In reply to by anonymous_stub (not verified)

Better yet, stop adding 2 minutes every time a player makes an illegal move. A single illegal move, caught and fixed with a minimum of fuss, is just a simple mistake, and not terribly disruptive to play. IMO a 2 minute penalty should not be a standard punishment for any infraction. Why? Because it is difficult and disruptive to adjust time on many digital clocks. If a player makes multiple illegal moves or other infractions in an apparent attempt to throw their opponent off their game, then just forfeit the game in favor of their opponent. Regardless, in this modern information age, the rule book should be published and maintained on line, and made freely available to all. Why? If you do not know the answer, then I cannot help you.

In reply to by David Hayes (not verified)

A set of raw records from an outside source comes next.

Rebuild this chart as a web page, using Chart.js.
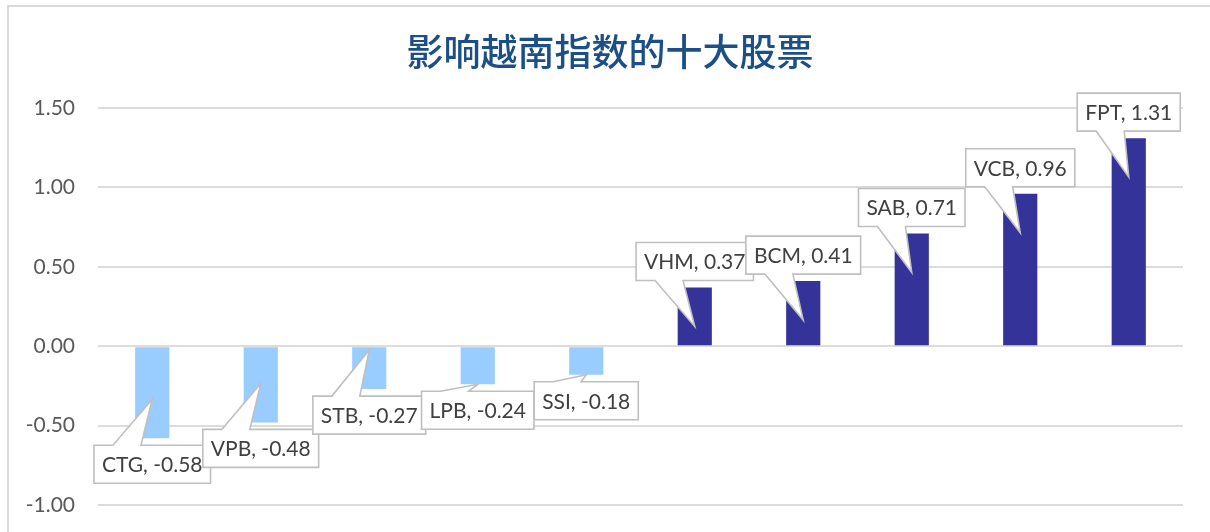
<!DOCTYPE html>
<html>
<head>
<meta charset="utf-8">
<script src="https://cdn.jsdelivr.net/npm/chart.js@4.4.1/dist/chart.umd.min.js"></script>
<style>
  body { margin: 0; background: #fff; }
  #wrap { position: relative; width: 1210px; height: 532px; overflow: hidden; }
  #frame { position: absolute; left: 7px; top: 5px; width: 1300px; height: 600px;
           border-top: 2px solid #dadada; border-left: 2px solid #dadada; }
  #myChart { position: absolute; left: 0; top: 0; }
</style>
</head>
<body>
<div id="wrap">
  <div id="frame"></div>
  <canvas id="myChart" width="1210" height="532"></canvas>
</div>
<script>
const chartTitle = '影响越南指数的十大股票';
const stocks = ['CTG', 'VPB', 'STB', 'LPB', 'SSI', 'VHM', 'BCM', 'SAB', 'VCB', 'FPT'];
const impact = [-0.58, -0.48, -0.27, -0.24, -0.18, 0.37, 0.41, 0.71, 0.96, 1.31];
const yMin = -1.0;
const yMax = 1.5;
const yStep = 0.5;

const posColor = '#333399';
const negColor = '#99CCFF';

// title centred on the whole frame, not on the plot
const titlePlugin = {
  id: 'frameTitle',
  afterDraw(chart) {
    const ctx = chart.ctx;
    ctx.save();
    ctx.font = '500 37px "Noto Sans CJK SC"';
    ctx.fillStyle = '#1b4f86';
    ctx.textAlign = 'center';
    ctx.textBaseline = 'middle';
    ctx.fillText(chartTitle, 610, 52);
    ctx.restore();
  }
};

// Excel-style callout labels: "NAME, value" in a box with a pointer into the bar
const calloutPlugin = {
  id: 'callouts',
  afterDatasetsDraw(chart) {
    const ctx = chart.ctx;
    const meta = chart.getDatasetMeta(0);
    ctx.save();
    ctx.font = '21px Lato';
    ctx.textAlign = 'center';
    ctx.textBaseline = 'middle';
    meta.data.forEach((bar, i) => {
      const v = impact[i];
      const text = stocks[i] + ', ' + v.toFixed(2);
      const w = ctx.measureText(text).width + 16;
      const h = 38;
      const left = bar.x - w / 2;
      const len = Math.abs(bar.base - bar.y);
      const depth = len >= 40 ? 39 : 0;
      ctx.beginPath();
      let top;
      if (v >= 0) {
        const bottom = bar.y - 7;
        top = bottom - h;
        const tipY = bar.y + depth;
        ctx.moveTo(left, top);
        ctx.lineTo(left + w, top);
        ctx.lineTo(left + w, bottom);
        ctx.lineTo(left + 47, bottom);
        ctx.lineTo(bar.x, tipY);
        ctx.lineTo(left + 19, bottom);
        ctx.lineTo(left, bottom);
      } else {
        top = bar.y + 7;
        const tipY = bar.y - depth;
        ctx.moveTo(left, top);
        ctx.lineTo(left + 19, top);
        ctx.lineTo(bar.x, tipY);
        ctx.lineTo(left + 47, top);
        ctx.lineTo(left + w, top);
        ctx.lineTo(left + w, top + h);
        ctx.lineTo(left, top + h);
      }
      ctx.closePath();
      ctx.fillStyle = '#ffffff';
      ctx.fill();
      ctx.lineWidth = 1.6;
      ctx.strokeStyle = '#bfbfbf';
      ctx.stroke();
      ctx.fillStyle = '#404040';
      ctx.fillText(text, bar.x, top + h / 2 + 1);
    });
    ctx.restore();
  }
};

function renderChart() {
  const data = {
    labels: stocks,
    datasets: [{
      label: chartTitle,
      data: impact,
      backgroundColor: impact.map(v => v >= 0 ? posColor : negColor),
      borderWidth: 0,
      categoryPercentage: 1,
      barPercentage: 0.315
    }]
  };

  const options = {
    responsive: false,
    animation: false,
    layout: { padding: { top: 108, left: 8, right: 27, bottom: 27 } },
    plugins: {
      legend: { display: false },
      tooltip: { enabled: false },
      title: { display: false }
    },
    scales: {
      x: { display: false },
      y: {
        min: yMin,
        max: yMax,
        afterFit: s => { s.width = 90; },
        border: { display: false },
        // invisible tick marks give the gap between labels and plot
        grid: { color: '#dcdcdc', lineWidth: 2, drawTicks: true, tickLength: 23, tickColor: 'rgba(0,0,0,0)' },
        ticks: {
          stepSize: yStep,
          padding: 0,
          color: '#595959',
          font: { family: 'Lato', size: 21 },
          callback: v => v.toFixed(2)
        }
      }
    }
  };

  const ctx = document.getElementById('myChart').getContext('2d');
  new Chart(ctx, { type: 'bar', data: data, options: options, plugins: [calloutPlugin, titlePlugin] });
}

renderChart();
</script>
</body>
</html>
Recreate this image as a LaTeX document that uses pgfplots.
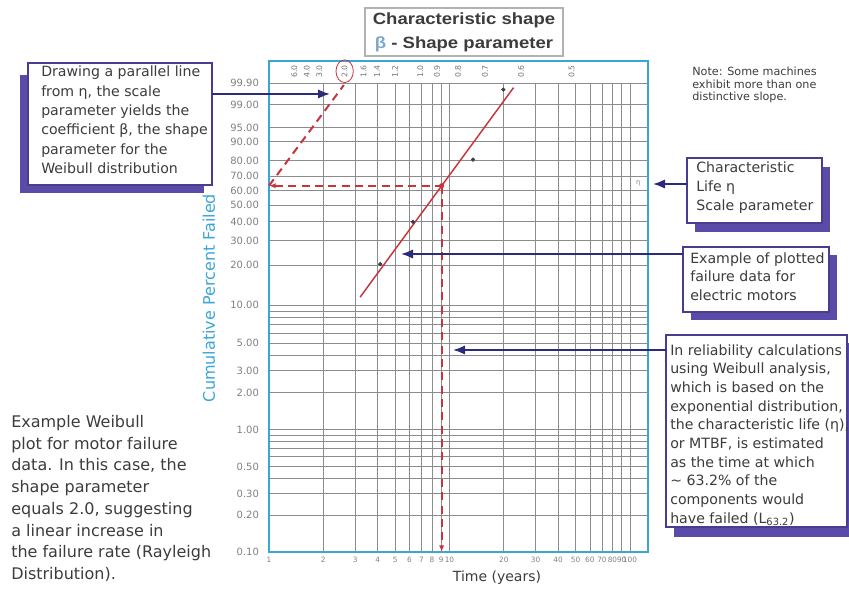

The rulebook chapters with the rules of play and tournament procedures are on-line at: https://www.sudburyriverchess.com/uschess-fide-differences.html (or the link in the article).

In reply to by David Hayes (not verified)

Hmmm...I sent a reply earlier; however, it seems to have lost its way in cyberspace. So, ... Check out the link in the first sentence of this column. It takes you to the rulebook on-line chapters that cover OTB and Blitz chess. The entire print book is 275 pages long--those three chapters cover 165 of those pages. The chapter on TD Certification (19 pages) is also posted on-line elsewhere on the site. And there are other chapters posted on the US Chess site: Ethics (6 pages) and Correspondence Chess (7 pages) to name two. 197 pages out of 275 pages of the print copy of the rulebook are on-line. Is this what you had in mind or was there something else? As for there being no penalty for an illegal move, check out rules 1C2, 1C2a, and 1C2b. Those rules gives the TD a lot of wiggle room in penalty enforcement. And if you want something different than that in penalty enforcement, the Delegates are the "powers that be" that can make that happen.